Acquisition and Indexing of Web Content

The responsibilities and the collection profile of the archival institution define the web content to be acquired. In most cases, this will be content that was originally created on behalf of the relevant persons and institutions themselves.

From case to case, content might be significant that was made available online by third parties. Increasingly, social network activities must be maintained in addition to the homepage. The archivist is responsible for deciding whether these contents are relevant, as frequently the boundaries of private and public utterances are blurred on social media platforms. In any case, the site owner, who is in most cases the rights holder, should be asked for approval of archiving the respective web content.
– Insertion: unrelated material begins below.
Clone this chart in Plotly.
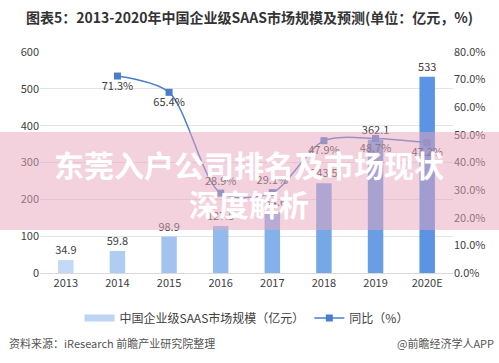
import plotly.graph_objects as go

years = ["2013", "2014", "2015", "2016", "2017", "2018", "2019", "2020E"]
market_size = [34.9, 59.8, 98.9, 127.5, 164.6, 243.5, 362.1, 533]
growth = [None, 71.3, 65.4, 28.9, 29.1, 47.9, 48.7, 47.2]
growth_pos = ["bottom center", "bottom center", "bottom center", "top center",
              "top center", "bottom center", "bottom center", "bottom center"]
bar_colors = ["#C3D9F5", "#AFCCF2", "#A2C3EF", "#93BAEC", "#85B1EA", "#76A7E7", "#699EE5", "#5A94E2"]
left_ticks = [0, 100, 200, 300, 400, 500, 600]
right_ticks = [0, 10, 20, 30, 40, 50, 60, 70, 80]
right_labels = [f"{v:.1f}%" for v in right_ticks]

W, H = 499, 363
L, R, T, B = 40, 46, 52, 90
ph = H - T - B
pw = W - L - R

def py(pix):
    return (H - B - pix) / ph

def px(pix):
    return (pix - L) / pw

font = "Noto Sans CJK SC, Noto Sans, sans-serif"

fig = go.Figure()
fig.add_trace(go.Bar(
    x=years, y=market_size, name="中国企业级SAAS市场规模（亿元）",
    marker=dict(color=bar_colors, line=dict(width=0)),
    text=[f"{v:g}" for v in market_size], textposition="outside",
    textfont=dict(size=11, color="#404040"), cliponaxis=False, constraintext="none",
    width=0.3, yaxis="y", showlegend=False,
))
# legend swatch for the bars (wide band, as in the reference)
fig.add_trace(go.Scatter(
    x=[None], y=[None], name="中国企业级SAAS市场规模（亿元）", mode="lines",
    line=dict(color="#BDD5F3", width=7), yaxis="y",
))
fig.add_trace(go.Scatter(
    x=years, y=growth, name="同比（%）", yaxis="y2",
    mode="lines+markers+text",
    line=dict(color="#4A7EC9", width=1.5, shape="spline", smoothing=0.8),
    marker=dict(symbol="square", size=7, color="#4A7EC9"),
    text=[f"{v:.1f}%" if v is not None else "" for v in growth],
    textposition=growth_pos, textfont=dict(size=11, color="#404040"),
    cliponaxis=False,
))

fig.update_layout(
    width=W, height=H, margin=dict(l=L, r=R, t=T, b=B),
    paper_bgcolor="white", plot_bgcolor="white",
    font=dict(family=font, size=11, color="#404040"),
    showlegend=True,
    legend=dict(orientation="h", x=0.5, xanchor="center", y=py(318), yanchor="middle",
                font=dict(size=12, color="#404040"), traceorder="normal",
                bgcolor="rgba(0,0,0,0)"),
    xaxis=dict(type="category", showgrid=False, showline=True, linecolor="#D9D9D9",
               ticks="", tickfont=dict(size=11, color="#404040")),
    yaxis=dict(range=[0, 600], tickvals=left_ticks, showgrid=True, gridcolor="#E3E3E3",
               zeroline=False, showline=False, ticks="", tickfont=dict(size=11, color="#404040")),
    yaxis2=dict(range=[0, 80], tickvals=right_ticks, ticktext=right_labels, overlaying="y",
                side="right", showgrid=False, zeroline=False, showline=False,
                tickfont=dict(size=11, color="#404040")),
    bargap=0.7,
)

fig.add_annotation(text="<b>图表5：2013-2020年中国企业级SAAS市场规模及预测(单位：亿元，%)</b>",
                   xref="paper", yref="paper", x=px(24), y=py(17),
                   xanchor="left", yanchor="middle", showarrow=False,
                   font=dict(size=14, color="#333333"))
fig.add_annotation(text="资料来源：iResearch 前瞻产业研究院整理",
                   xref="paper", yref="paper", x=px(7), y=py(343),
                   xanchor="left", yanchor="middle", showarrow=False,
                   font=dict(size=11, color="#555555"))
fig.add_annotation(text="@前瞻经济学人APP",
                   xref="paper", yref="paper", x=px(496), y=py(343),
                   xanchor="right", yanchor="middle", showarrow=False,
                   font=dict(size=11, color="#555555"))

# pink overlay banner
fig.add_shape(type="rect", xref="paper", yref="paper",
              x0=px(0), x1=px(W), y0=py(230), y1=py(132),
              fillcolor="rgba(232,165,190,0.5)", line=dict(width=0), layer="above")
fig.add_annotation(text="<b>东莞入户公司排名及市场现状</b>", xref="paper", yref="paper",
                   x=px(249), y=py(164), xanchor="center", yanchor="middle",
                   showarrow=False, font=dict(size=30, color="white"))
fig.add_annotation(text="<b>深度解析</b>", xref="paper", yref="paper",
                   x=px(249), y=py(203), xanchor="center", yanchor="middle",
                   showarrow=False, font=dict(size=30, color="white"))

fig.write_html("out.html", config={"displayModeBar": False},
               post_script="document.body.style.margin='0';")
An analysis of the technical form of content presentation offers the possibility to acquire various data from and about the relevant website in advance, e.g. the number of subpages, available image or video galleries, documents available for download, etc. At this point, tasks for the further acquisition of the site, e.g. key word assignment, can be defined. It depends on the importance of the provenance of the archive, the number of pages to be archived, and not least on the available human and technical resources how detailed this analysis will be.
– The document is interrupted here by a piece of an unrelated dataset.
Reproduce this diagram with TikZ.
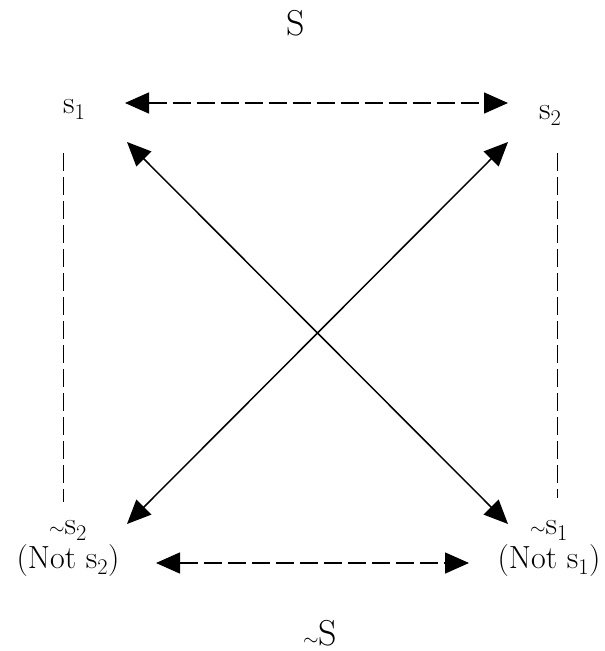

Defining a URL as a starting point for the mirroring process, file types and file sizes the page contains, update intervals, etc. allow a specific site-tailored setting of the archiving software. Some of these metadata can be relevant for conversion or migration of data for long-term archiving: Which browser version and which version of the archiving software was used? The acquired data containing content as well as technical and structural information can and should also be made available to users and explained if necessary.